Work required
Extract the full set of records, then give each one again exactly.

Task data
"""

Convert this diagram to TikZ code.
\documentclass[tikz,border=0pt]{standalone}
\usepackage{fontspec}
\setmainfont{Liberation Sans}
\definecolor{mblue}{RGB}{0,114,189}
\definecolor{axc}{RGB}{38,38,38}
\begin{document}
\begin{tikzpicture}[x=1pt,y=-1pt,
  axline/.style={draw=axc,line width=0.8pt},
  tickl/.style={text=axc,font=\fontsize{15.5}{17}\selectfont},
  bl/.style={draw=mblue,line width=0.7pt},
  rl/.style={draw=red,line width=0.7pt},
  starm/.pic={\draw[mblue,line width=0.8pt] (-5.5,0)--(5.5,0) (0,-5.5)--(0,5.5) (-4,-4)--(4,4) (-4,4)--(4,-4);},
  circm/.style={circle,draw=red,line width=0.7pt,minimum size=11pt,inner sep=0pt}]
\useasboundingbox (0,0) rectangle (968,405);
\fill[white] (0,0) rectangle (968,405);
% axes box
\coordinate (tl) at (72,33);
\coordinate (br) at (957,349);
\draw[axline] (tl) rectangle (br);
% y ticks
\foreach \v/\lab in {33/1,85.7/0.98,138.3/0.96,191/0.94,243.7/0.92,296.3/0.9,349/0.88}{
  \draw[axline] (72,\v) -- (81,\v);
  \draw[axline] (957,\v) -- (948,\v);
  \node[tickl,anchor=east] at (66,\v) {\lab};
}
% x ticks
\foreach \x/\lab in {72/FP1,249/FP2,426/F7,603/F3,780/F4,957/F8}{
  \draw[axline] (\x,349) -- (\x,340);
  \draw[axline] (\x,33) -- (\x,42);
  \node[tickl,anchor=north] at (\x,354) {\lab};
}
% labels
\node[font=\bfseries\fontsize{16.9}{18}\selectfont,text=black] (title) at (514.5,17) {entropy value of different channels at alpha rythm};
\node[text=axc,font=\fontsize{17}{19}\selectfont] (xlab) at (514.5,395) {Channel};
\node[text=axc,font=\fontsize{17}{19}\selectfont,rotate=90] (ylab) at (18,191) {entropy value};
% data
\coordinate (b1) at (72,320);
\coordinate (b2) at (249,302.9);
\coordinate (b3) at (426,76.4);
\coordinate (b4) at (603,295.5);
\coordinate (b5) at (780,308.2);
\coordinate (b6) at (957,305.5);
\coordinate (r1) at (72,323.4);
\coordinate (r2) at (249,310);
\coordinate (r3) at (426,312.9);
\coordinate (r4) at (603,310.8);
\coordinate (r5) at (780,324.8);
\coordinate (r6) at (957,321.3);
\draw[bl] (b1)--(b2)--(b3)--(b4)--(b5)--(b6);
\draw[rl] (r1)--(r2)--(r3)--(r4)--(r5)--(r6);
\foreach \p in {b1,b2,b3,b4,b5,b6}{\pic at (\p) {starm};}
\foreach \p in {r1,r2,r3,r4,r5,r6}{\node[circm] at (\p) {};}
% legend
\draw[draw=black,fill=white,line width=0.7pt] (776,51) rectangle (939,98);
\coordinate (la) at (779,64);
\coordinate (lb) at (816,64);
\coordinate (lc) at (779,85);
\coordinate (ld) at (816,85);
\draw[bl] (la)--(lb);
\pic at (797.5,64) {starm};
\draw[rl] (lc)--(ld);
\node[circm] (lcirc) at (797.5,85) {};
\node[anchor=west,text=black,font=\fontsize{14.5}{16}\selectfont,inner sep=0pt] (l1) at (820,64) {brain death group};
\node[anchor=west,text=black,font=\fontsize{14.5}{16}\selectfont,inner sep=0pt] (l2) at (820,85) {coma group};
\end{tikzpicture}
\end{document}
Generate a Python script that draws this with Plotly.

"""

Solution
Convert this diagram to TikZ code.
\documentclass[tikz,border=0pt]{standalone}
\usepackage{fontspec}
\setmainfont{Liberation Sans}
\definecolor{mblue}{RGB}{0,114,189}
\definecolor{axc}{RGB}{38,38,38}
\begin{document}
\begin{tikzpicture}[x=1pt,y=-1pt,
  axline/.style={draw=axc,line width=0.8pt},
  tickl/.style={text=axc,font=\fontsize{15.5}{17}\selectfont},
  bl/.style={draw=mblue,line width=0.7pt},
  rl/.style={draw=red,line width=0.7pt},
  starm/.pic={\draw[mblue,line width=0.8pt] (-5.5,0)--(5.5,0) (0,-5.5)--(0,5.5) (-4,-4)--(4,4) (-4,4)--(4,-4);},
  circm/.style={circle,draw=red,line width=0.7pt,minimum size=11pt,inner sep=0pt}]
\useasboundingbox (0,0) rectangle (968,405);
\fill[white] (0,0) rectangle (968,405);
% axes box
\coordinate (tl) at (72,33);
\coordinate (br) at (957,349);
\draw[axline] (tl) rectangle (br);
% y ticks
\foreach \v/\lab in {33/1,85.7/0.98,138.3/0.96,191/0.94,243.7/0.92,296.3/0.9,349/0.88}{
  \draw[axline] (72,\v) -- (81,\v);
  \draw[axline] (957,\v) -- (948,\v);
  \node[tickl,anchor=east] at (66,\v) {\lab};
}
% x ticks
\foreach \x/\lab in {72/FP1,249/FP2,426/F7,603/F3,780/F4,957/F8}{
  \draw[axline] (\x,349) -- (\x,340);
  \draw[axline] (\x,33) -- (\x,42);
  \node[tickl,anchor=north] at (\x,354) {\lab};
}
% labels
\node[font=\bfseries\fontsize{16.9}{18}\selectfont,text=black] (title) at (514.5,17) {entropy value of different channels at alpha rythm};
\node[text=axc,font=\fontsize{17}{19}\selectfont] (xlab) at (514.5,395) {Channel};
\node[text=axc,font=\fontsize{17}{19}\selectfont,rotate=90] (ylab) at (18,191) {entropy value};
% data
\coordinate (b1) at (72,320);
\coordinate (b2) at (249,302.9);
\coordinate (b3) at (426,76.4);
\coordinate (b4) at (603,295.5);
\coordinate (b5) at (780,308.2);
\coordinate (b6) at (957,305.5);
\coordinate (r1) at (72,323.4);
\coordinate (r2) at (249,310);
\coordinate (r3) at (426,312.9);
\coordinate (r4) at (603,310.8);
\coordinate (r5) at (780,324.8);
\coordinate (r6) at (957,321.3);
\draw[bl] (b1)--(b2)--(b3)--(b4)--(b5)--(b6);
\draw[rl] (r1)--(r2)--(r3)--(r4)--(r5)--(r6);
\foreach \p in {b1,b2,b3,b4,b5,b6}{\pic at (\p) {starm};}
\foreach \p in {r1,r2,r3,r4,r5,r6}{\node[circm] at (\p) {};}
% legend
\draw[draw=black,fill=white,line width=0.7pt] (776,51) rectangle (939,98);
\coordinate (la) at (779,64);
\coordinate (lb) at (816,64);
\coordinate (lc) at (779,85);
\coordinate (ld) at (816,85);
\draw[bl] (la)--(lb);
\pic at (797.5,64) {starm};
\draw[rl] (lc)--(ld);
\node[circm] (lcirc) at (797.5,85) {};
\node[anchor=west,text=black,font=\fontsize{14.5}{16}\selectfont,inner sep=0pt] (l1) at (820,64) {brain death group};
\node[anchor=west,text=black,font=\fontsize{14.5}{16}\selectfont,inner sep=0pt] (l2) at (820,85) {coma group};
\end{tikzpicture}
\end{document}
Generate a Python script that draws this with Plotly.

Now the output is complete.